▸ **Source code of charts**:

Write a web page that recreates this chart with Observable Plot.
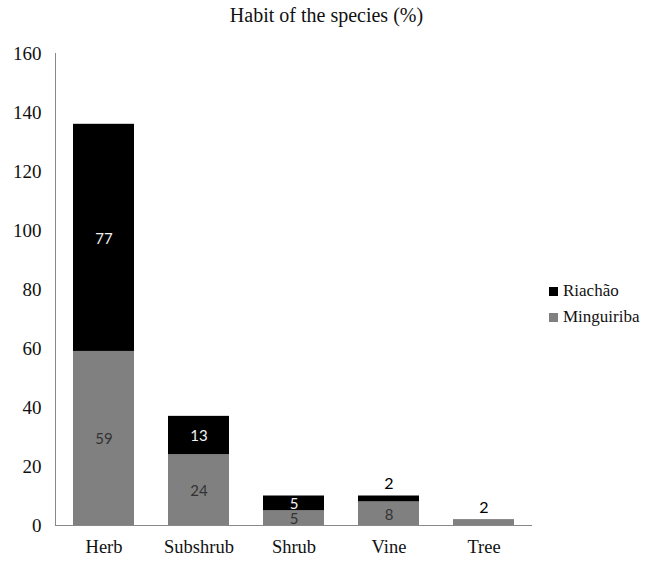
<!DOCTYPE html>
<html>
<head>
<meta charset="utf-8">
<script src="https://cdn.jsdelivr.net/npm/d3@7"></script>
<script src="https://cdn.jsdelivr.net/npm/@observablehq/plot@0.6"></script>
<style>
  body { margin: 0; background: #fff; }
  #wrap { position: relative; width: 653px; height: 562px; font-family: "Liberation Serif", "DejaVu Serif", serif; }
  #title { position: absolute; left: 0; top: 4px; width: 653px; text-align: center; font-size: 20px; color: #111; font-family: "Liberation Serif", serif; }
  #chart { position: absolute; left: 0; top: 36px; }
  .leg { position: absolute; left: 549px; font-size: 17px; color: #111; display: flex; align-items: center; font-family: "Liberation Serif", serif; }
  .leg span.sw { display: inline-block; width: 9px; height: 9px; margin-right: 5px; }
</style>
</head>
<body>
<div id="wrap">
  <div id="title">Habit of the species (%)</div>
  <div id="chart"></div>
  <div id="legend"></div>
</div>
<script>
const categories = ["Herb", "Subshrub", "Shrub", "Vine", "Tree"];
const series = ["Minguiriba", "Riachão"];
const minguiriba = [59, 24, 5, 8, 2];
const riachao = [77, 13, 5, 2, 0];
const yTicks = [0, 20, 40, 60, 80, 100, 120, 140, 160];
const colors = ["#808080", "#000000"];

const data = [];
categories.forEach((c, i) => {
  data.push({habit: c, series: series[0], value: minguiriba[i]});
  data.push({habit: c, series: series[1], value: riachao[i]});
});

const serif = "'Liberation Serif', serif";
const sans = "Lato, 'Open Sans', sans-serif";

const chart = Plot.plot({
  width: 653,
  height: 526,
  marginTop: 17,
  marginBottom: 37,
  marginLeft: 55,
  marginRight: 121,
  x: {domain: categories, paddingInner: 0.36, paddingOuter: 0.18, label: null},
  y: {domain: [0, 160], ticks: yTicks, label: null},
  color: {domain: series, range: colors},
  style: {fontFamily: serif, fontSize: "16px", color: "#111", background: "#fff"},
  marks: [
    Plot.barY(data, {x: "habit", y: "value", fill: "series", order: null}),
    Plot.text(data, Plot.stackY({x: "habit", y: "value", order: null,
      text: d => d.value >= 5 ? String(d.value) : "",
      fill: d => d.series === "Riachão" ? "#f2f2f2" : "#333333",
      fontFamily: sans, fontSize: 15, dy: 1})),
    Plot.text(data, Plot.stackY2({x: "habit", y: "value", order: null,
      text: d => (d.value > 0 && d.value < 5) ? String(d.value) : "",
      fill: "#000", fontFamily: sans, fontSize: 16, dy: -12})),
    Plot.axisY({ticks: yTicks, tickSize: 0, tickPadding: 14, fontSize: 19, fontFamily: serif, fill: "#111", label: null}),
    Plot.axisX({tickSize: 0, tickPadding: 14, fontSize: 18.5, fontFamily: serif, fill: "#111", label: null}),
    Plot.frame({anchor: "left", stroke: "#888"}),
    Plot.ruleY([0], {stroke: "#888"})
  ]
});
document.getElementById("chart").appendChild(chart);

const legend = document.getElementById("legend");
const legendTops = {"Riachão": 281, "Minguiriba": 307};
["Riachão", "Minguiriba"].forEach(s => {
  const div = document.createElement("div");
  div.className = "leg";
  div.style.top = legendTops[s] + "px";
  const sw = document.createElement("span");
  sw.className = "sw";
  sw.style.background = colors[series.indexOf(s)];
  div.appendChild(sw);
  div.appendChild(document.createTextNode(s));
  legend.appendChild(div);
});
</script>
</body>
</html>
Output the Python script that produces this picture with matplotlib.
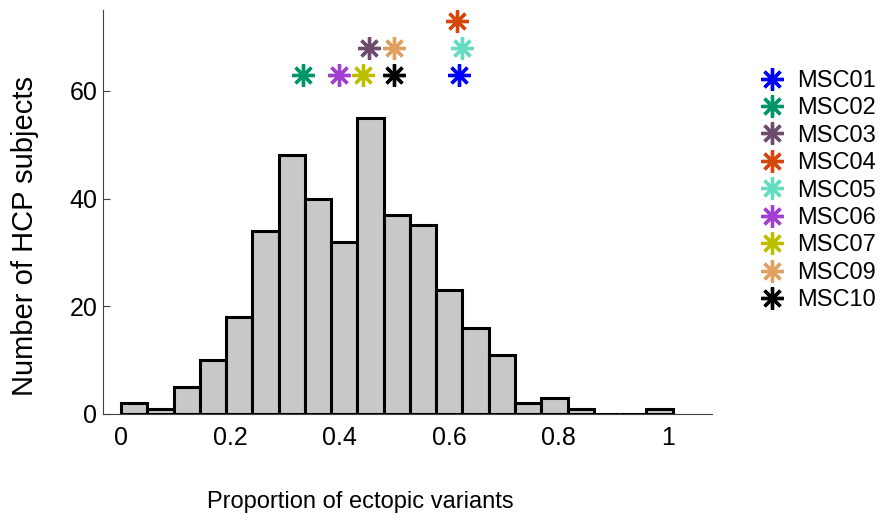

▸ **Required work**:
Looking at the listing above, count the lines that contain "script" and give nothing but the number.

▸ **Response**:
5